Problem to solve:
Exactly and only the lines from the one containing "What matplotlib code" through the one containing "fig = plt.figure(figsize=(8.66, 4.05), dpi=100)" belong in your copy. Pictures do not.

Supplied records:
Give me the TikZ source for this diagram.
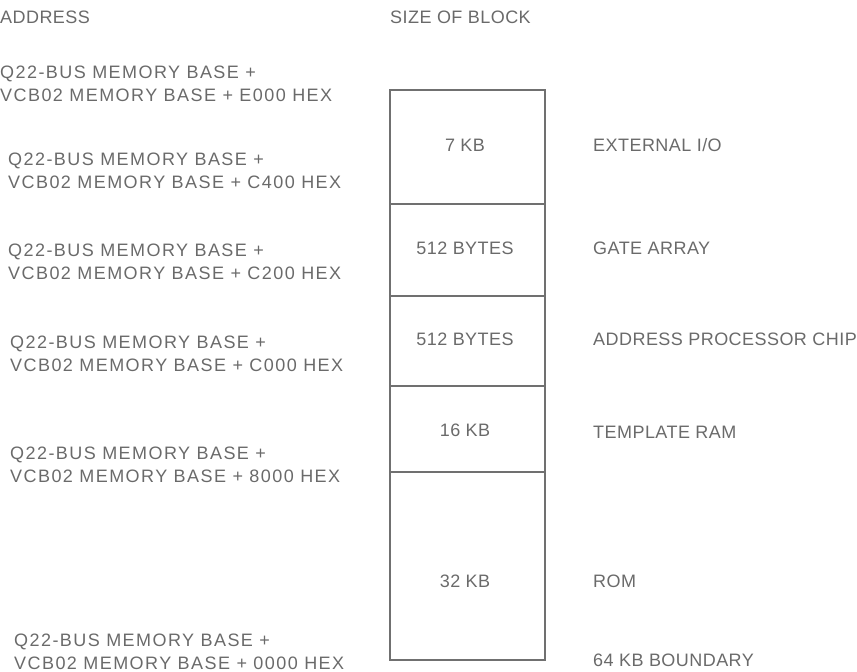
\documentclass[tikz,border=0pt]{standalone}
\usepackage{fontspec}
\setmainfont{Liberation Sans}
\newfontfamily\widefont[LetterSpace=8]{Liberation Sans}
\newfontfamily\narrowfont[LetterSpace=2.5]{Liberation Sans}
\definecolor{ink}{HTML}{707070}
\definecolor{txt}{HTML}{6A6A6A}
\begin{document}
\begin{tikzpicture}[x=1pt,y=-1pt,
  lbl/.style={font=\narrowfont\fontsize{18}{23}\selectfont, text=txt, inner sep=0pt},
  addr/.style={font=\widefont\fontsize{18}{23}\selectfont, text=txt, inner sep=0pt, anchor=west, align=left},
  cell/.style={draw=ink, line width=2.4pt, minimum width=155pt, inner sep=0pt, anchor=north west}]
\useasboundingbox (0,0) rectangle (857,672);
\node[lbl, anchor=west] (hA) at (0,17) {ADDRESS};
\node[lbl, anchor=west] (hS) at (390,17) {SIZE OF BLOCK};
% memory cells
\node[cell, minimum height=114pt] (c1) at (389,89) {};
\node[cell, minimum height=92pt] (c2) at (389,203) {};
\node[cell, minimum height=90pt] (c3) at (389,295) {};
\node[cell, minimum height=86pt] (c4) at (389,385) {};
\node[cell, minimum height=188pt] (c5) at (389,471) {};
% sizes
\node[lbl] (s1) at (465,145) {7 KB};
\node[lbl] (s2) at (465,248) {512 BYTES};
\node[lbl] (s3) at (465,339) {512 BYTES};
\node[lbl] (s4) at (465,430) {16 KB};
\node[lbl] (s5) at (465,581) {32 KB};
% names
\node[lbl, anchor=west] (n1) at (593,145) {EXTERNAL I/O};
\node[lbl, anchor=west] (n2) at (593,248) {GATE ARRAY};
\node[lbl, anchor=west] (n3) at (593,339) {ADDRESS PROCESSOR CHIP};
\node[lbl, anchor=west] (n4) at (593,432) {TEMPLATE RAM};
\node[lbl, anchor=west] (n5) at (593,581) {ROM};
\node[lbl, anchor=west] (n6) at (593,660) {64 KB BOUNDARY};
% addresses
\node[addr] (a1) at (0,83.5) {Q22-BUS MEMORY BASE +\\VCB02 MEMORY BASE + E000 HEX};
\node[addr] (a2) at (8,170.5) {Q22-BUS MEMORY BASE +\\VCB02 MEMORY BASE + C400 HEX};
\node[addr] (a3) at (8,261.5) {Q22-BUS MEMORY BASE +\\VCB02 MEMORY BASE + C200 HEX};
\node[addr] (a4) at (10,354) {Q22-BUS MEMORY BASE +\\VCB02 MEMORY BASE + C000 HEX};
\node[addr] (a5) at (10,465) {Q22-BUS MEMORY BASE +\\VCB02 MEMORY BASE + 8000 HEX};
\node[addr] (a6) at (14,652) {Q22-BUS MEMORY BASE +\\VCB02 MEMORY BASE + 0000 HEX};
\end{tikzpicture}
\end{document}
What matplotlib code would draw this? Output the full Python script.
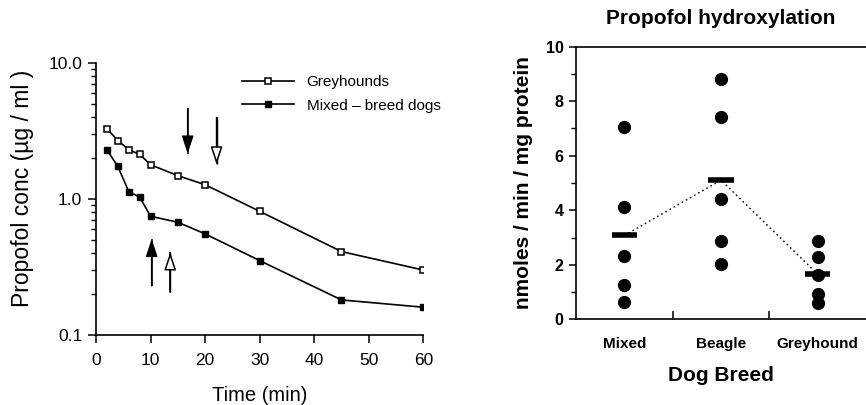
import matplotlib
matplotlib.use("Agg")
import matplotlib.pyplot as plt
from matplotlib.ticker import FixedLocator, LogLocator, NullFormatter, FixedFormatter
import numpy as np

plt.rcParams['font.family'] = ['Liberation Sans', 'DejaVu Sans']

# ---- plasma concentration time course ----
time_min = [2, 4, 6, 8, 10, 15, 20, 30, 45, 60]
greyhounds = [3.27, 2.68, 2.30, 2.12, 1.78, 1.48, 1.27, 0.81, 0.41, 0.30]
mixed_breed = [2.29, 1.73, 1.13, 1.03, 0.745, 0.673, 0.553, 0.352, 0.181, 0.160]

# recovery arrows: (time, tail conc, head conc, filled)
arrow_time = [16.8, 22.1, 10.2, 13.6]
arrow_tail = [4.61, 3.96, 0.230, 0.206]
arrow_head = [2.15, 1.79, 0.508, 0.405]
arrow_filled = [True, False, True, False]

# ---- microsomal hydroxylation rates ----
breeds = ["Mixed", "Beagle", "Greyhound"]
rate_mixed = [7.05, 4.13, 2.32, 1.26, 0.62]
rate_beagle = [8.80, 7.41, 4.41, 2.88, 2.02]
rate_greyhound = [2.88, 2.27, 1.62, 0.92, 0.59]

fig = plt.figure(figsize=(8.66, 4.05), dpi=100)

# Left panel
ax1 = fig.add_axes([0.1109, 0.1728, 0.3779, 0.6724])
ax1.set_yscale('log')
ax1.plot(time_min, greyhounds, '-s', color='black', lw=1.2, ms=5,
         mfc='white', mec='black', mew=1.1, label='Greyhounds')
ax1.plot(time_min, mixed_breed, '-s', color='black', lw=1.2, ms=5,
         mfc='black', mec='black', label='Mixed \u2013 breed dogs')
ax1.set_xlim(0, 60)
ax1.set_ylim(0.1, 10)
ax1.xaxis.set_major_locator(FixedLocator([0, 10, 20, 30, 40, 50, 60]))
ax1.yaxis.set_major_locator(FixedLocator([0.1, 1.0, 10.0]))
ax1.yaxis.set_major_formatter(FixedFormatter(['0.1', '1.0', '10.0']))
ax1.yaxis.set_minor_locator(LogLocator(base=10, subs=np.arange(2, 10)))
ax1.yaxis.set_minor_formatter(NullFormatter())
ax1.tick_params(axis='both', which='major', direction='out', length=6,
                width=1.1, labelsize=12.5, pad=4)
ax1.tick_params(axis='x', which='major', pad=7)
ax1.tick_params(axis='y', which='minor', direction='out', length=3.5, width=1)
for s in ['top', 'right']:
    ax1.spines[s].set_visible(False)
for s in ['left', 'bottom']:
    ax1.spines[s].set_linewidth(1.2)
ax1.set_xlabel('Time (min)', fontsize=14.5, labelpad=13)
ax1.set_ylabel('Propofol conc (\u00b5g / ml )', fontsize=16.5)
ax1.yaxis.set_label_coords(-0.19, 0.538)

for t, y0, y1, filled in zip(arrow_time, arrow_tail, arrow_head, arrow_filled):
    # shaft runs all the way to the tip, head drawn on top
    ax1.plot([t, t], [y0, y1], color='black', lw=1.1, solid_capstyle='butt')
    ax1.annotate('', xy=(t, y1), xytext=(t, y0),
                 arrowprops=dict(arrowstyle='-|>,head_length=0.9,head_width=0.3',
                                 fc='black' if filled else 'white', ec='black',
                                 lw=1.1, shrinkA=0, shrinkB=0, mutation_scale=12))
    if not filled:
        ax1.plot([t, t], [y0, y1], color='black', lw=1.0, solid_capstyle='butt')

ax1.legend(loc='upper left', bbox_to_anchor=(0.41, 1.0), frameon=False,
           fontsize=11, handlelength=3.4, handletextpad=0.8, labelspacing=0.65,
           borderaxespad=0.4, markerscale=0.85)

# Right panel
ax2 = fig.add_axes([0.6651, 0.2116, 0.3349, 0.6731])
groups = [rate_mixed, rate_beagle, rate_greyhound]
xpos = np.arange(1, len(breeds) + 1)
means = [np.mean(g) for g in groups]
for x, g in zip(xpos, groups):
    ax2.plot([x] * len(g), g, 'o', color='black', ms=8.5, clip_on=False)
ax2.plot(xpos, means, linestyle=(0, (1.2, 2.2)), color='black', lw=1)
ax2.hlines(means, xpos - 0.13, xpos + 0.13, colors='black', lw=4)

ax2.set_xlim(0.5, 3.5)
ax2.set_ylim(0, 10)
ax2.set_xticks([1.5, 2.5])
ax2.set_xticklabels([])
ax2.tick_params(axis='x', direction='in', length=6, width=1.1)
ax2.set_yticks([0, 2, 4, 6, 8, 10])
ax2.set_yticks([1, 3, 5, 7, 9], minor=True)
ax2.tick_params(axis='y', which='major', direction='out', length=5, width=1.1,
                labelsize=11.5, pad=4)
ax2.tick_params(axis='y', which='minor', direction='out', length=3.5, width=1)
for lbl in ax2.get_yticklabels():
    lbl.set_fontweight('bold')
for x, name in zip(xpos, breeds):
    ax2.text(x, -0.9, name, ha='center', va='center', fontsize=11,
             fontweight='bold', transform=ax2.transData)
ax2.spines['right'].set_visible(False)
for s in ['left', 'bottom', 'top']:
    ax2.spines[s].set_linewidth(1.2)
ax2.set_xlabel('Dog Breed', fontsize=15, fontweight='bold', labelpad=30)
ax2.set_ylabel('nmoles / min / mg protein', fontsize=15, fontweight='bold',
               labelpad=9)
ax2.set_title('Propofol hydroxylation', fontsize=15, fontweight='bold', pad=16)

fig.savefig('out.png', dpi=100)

Exercise result:
What matplotlib code would draw this? Output the full Python script.
import matplotlib
matplotlib.use("Agg")
import matplotlib.pyplot as plt
from matplotlib.ticker import FixedLocator, LogLocator, NullFormatter, FixedFormatter
import numpy as np

plt.rcParams['font.family'] = ['Liberation Sans', 'DejaVu Sans']

# ---- plasma concentration time course ----
time_min = [2, 4, 6, 8, 10, 15, 20, 30, 45, 60]
greyhounds = [3.27, 2.68, 2.30, 2.12, 1.78, 1.48, 1.27, 0.81, 0.41, 0.30]
mixed_breed = [2.29, 1.73, 1.13, 1.03, 0.745, 0.673, 0.553, 0.352, 0.181, 0.160]

# recovery arrows: (time, tail conc, head conc, filled)
arrow_time = [16.8, 22.1, 10.2, 13.6]
arrow_tail = [4.61, 3.96, 0.230, 0.206]
arrow_head = [2.15, 1.79, 0.508, 0.405]
arrow_filled = [True, False, True, False]

# ---- microsomal hydroxylation rates ----
breeds = ["Mixed", "Beagle", "Greyhound"]
rate_mixed = [7.05, 4.13, 2.32, 1.26, 0.62]
rate_beagle = [8.80, 7.41, 4.41, 2.88, 2.02]
rate_greyhound = [2.88, 2.27, 1.62, 0.92, 0.59]

fig = plt.figure(figsize=(8.66, 4.05), dpi=100)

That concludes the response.